When Jemima approached Becky and myself to design Bingo, it was with the knowledge that whilst you can be abstract with pieces, scripts sometimes make very specific demands of their designers. Johnny McKnight and Anita Vetesse's Bingo! is one such show. From slot (puggy) machines to toilet cubicles, a working bar (with a slushy machine!) a callers podium and various fire safety items. All of which were very much required elements to allow key plot points play out (in ways the audience very rarely see coming).
Whilst we wanted our set to embody the slightly faded interiors of the bingo halls we visited as research we also needed to add a good dollop of theatricality to our world, where our cast frequently burst into song, and dream of their visit to the casinos of Las Vegas. Therefore our straight from the 1990s pale wood and royal blue dado rail finishes were joined to the Vegas-esque world with bright magenta glitter and blue and red moiré effect rowlux walls. The kite shape of these walls allowed us to squeeze all the necessary elements into our world whilst still being versatile enough to tour into a wide variety of different sized venues.
There was a bit of a competition to find the most garish carpet
Designing as part of a team was a brilliant experience as we bounced ideas around on how to fit all these elements into a seven metre stage width and put our stamp on a heightened reality set. Some of my favourite times were sitting with Becky making our brightly coloured model box late into the evenings; putting the world to rights and frequently saying exactly the same thing at the same time. It also led to a bit of a competition to find the most garish carpet still produced. Sadly the brightly coloured patterned carpets of the 1990s youth clubs and pool halls are no longer widely available - 2018 carpet buying clientele very rarely straying from a neutral tone. However, Becky eventually lucked out and found our bright purple striped carpet at a very reasonable price.
We put a box set musical into a venue that isn't always a theatre for our first run at Assembly Hall on the mound in Edinburgh, which could have been a total nightmare.
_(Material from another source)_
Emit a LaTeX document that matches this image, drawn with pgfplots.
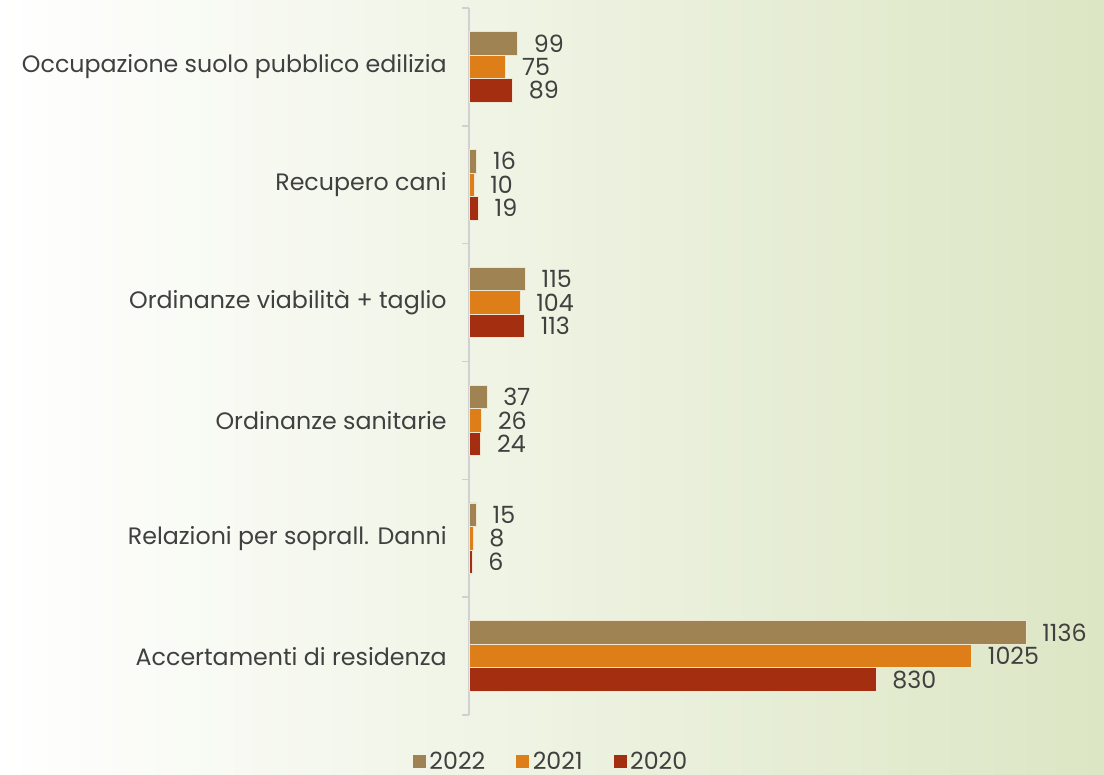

However, setting up venues isn't anything new to the brilliant Grid Iron production, tech and SM teams, so our wee bingo hall came into being with very little trouble. Our set arrived in Edinburgh from the wonderful set building team Pretty Scenic, just as the Beast from the East started to emerge. It heralded one of the most memorable tech periods of my career as well as a flutter in the stomach which reminded me that theatre is truly magic and sod the snow, the show must go on.
Bingo! runs at Tron Theatre Glasgow from 12 to 14 April and at Eden Court in Inverness from 19 to 21 April.